Rows from a dataset of charts and code
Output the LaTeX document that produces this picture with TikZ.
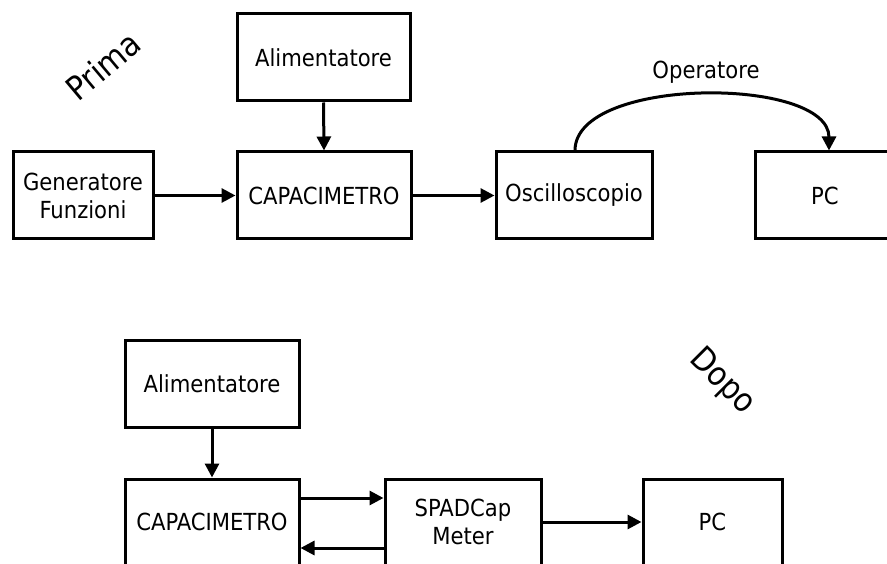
\documentclass[tikz,border=0pt]{standalone}
\usepackage{fontspec}
\setmainfont{DejaVu Sans Condensed}
\usetikzlibrary{arrows.meta}
\begin{document}
\begin{tikzpicture}[x=1pt,y=-1pt,
  box/.style={draw, line width=3pt, inner sep=0pt, align=center,
    minimum height=87pt, font=\fontsize{23.5}{28}\selectfont},
  arr/.style={line width=3pt, -{Triangle[length=14pt,width=14pt]}},
  lbl/.style={font=\fontsize{23.5}{28}\selectfont, inner sep=0pt},
  big/.style={font=\fontsize{33}{36}\selectfont, inner sep=0pt}]
\useasboundingbox (0,0) rectangle (887,564);
\clip (0,0) rectangle (887,564);
% top: Prima
\node[big, rotate=40] (prima) at (103,66) {Prima};
\node[box, minimum width=173pt] (alim1) at (323.5,57.5) {Alimentatore};
\node[box, minimum width=174pt] (cap1) at (324,195.5) {CAPACIMETRO};
\node[box, minimum width=140pt] (gen) at (83,195.5) {Generatore\\Funzioni};
\node[box, minimum width=156pt] (osc) at (574,195.5) {Oscilloscopio};
\node[box, minimum width=140pt] (pc1) at (825,195.5) {PC};
\node[lbl] (op) at (706,72) {Operatore};
\draw[arr] (alim1.south) -- (cap1.north);
\draw[arr] (gen.east) -- (cap1.west);
\draw[arr] (cap1.east) -- (osc.west);
\coordinate (pctop) at ([xshift=4pt]pc1.north);
\draw[arr] ([xshift=1pt]osc.north) .. controls (575,76) and (829,76) .. (pctop);
% bottom: Dopo
\node[big, rotate=-45] (dopo) at (722,382) {Dopo};
\node[box, minimum width=174pt, minimum height=86pt] (alim2) at (212,384) {Alimentatore};
\node[box, minimum width=174pt, minimum height=86pt] (cap2) at (212,522) {CAPACIMETRO};
\node[box, minimum width=156pt, minimum height=86pt] (spad) at (463,522) {SPADCap\\Meter};
\node[box, minimum width=139pt, minimum height=86pt] (pc2) at (712.5,522) {PC};
\draw[arr] (alim2.south) -- (cap2.north);
\draw[arr] ([yshift=24pt]cap2.east) -- ([yshift=24pt]spad.west);
\draw[arr] ([yshift=-26pt]spad.west) -- ([yshift=-26pt]cap2.east);
\draw[arr] (spad.east) -- (pc2.west);
\end{tikzpicture}
\end{document}
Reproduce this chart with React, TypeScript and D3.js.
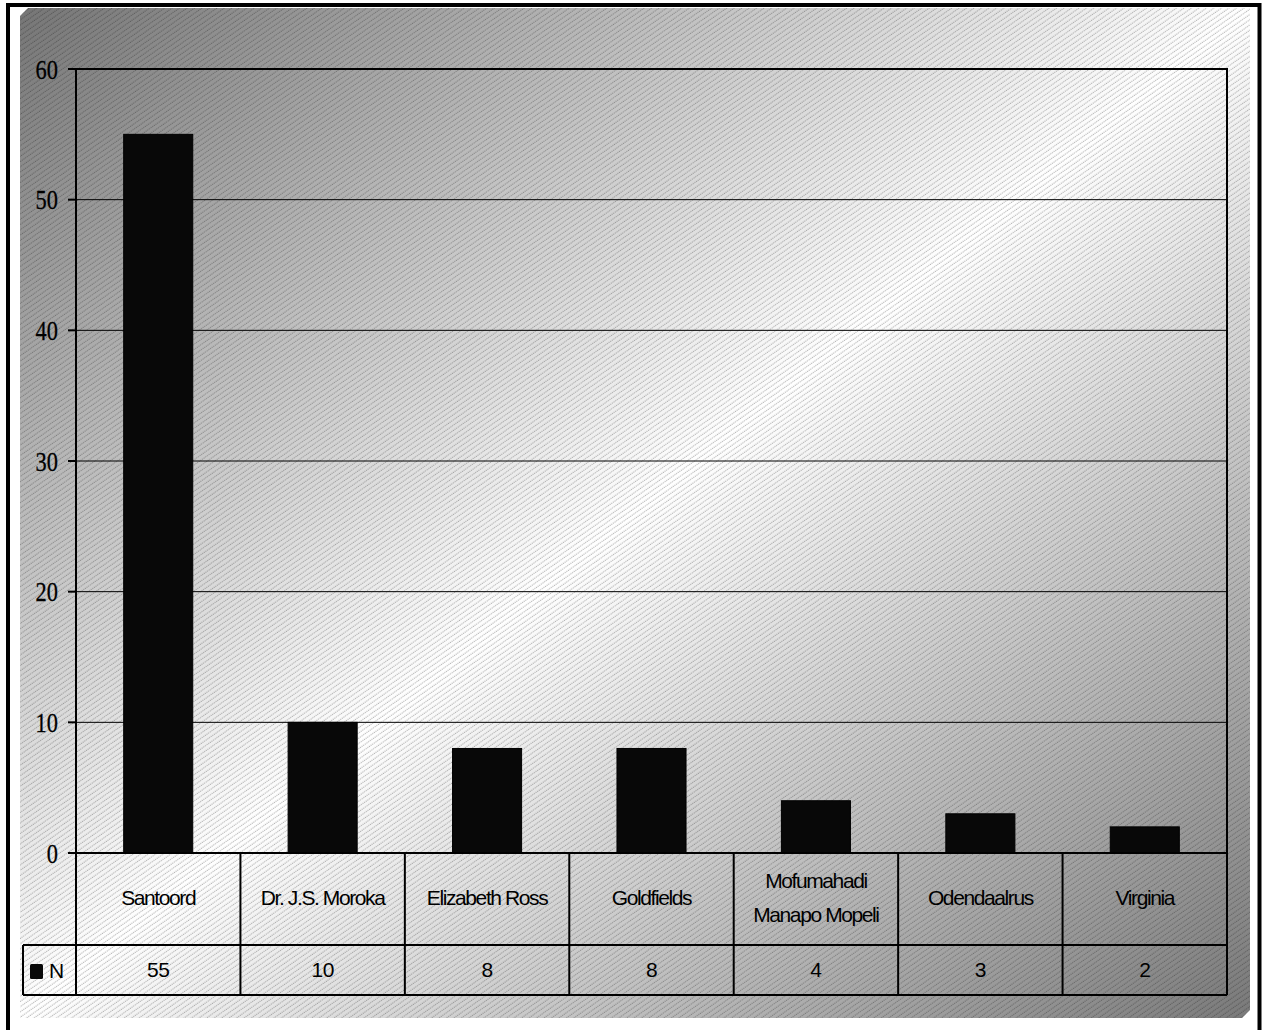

REQUEST
Every entry should be returned exactly as written, minus the pictures.

SOLUTION FOR THIS TASK
Output the LaTeX document that produces this picture with TikZ.
\documentclass[tikz,border=0pt]{standalone}
\usepackage{fontspec}
\setmainfont{DejaVu Sans Condensed}
\usetikzlibrary{arrows.meta}
\begin{document}
\begin{tikzpicture}[x=1pt,y=-1pt,
  box/.style={draw, line width=3pt, inner sep=0pt, align=center,
    minimum height=87pt, font=\fontsize{23.5}{28}\selectfont},
  arr/.style={line width=3pt, -{Triangle[length=14pt,width=14pt]}},
  lbl/.style={font=\fontsize{23.5}{28}\selectfont, inner sep=0pt},
  big/.style={font=\fontsize{33}{36}\selectfont, inner sep=0pt}]
\useasboundingbox (0,0) rectangle (887,564);
\clip (0,0) rectangle (887,564);
% top: Prima
\node[big, rotate=40] (prima) at (103,66) {Prima};
\node[box, minimum width=173pt] (alim1) at (323.5,57.5) {Alimentatore};
\node[box, minimum width=174pt] (cap1) at (324,195.5) {CAPACIMETRO};
\node[box, minimum width=140pt] (gen) at (83,195.5) {Generatore\\Funzioni};
\node[box, minimum width=156pt] (osc) at (574,195.5) {Oscilloscopio};
\node[box, minimum width=140pt] (pc1) at (825,195.5) {PC};
\node[lbl] (op) at (706,72) {Operatore};
\draw[arr] (alim1.south) -- (cap1.north);
\draw[arr] (gen.east) -- (cap1.west);
\draw[arr] (cap1.east) -- (osc.west);
\coordinate (pctop) at ([xshift=4pt]pc1.north);
\draw[arr] ([xshift=1pt]osc.north) .. controls (575,76) and (829,76) .. (pctop);
% bottom: Dopo
\node[big, rotate=-45] (dopo) at (722,382) {Dopo};
\node[box, minimum width=174pt, minimum height=86pt] (alim2) at (212,384) {Alimentatore};
\node[box, minimum width=174pt, minimum height=86pt] (cap2) at (212,522) {CAPACIMETRO};
\node[box, minimum width=156pt, minimum height=86pt] (spad) at (463,522) {SPADCap\\Meter};
\node[box, minimum width=139pt, minimum height=86pt] (pc2) at (712.5,522) {PC};
\draw[arr] (alim2.south) -- (cap2.north);
\draw[arr] ([yshift=24pt]cap2.east) -- ([yshift=24pt]spad.west);
\draw[arr] ([yshift=-26pt]spad.west) -- ([yshift=-26pt]cap2.east);
\draw[arr] (spad.east) -- (pc2.west);
\end{tikzpicture}
\end{document}
Reproduce this chart with React, TypeScript and D3.js.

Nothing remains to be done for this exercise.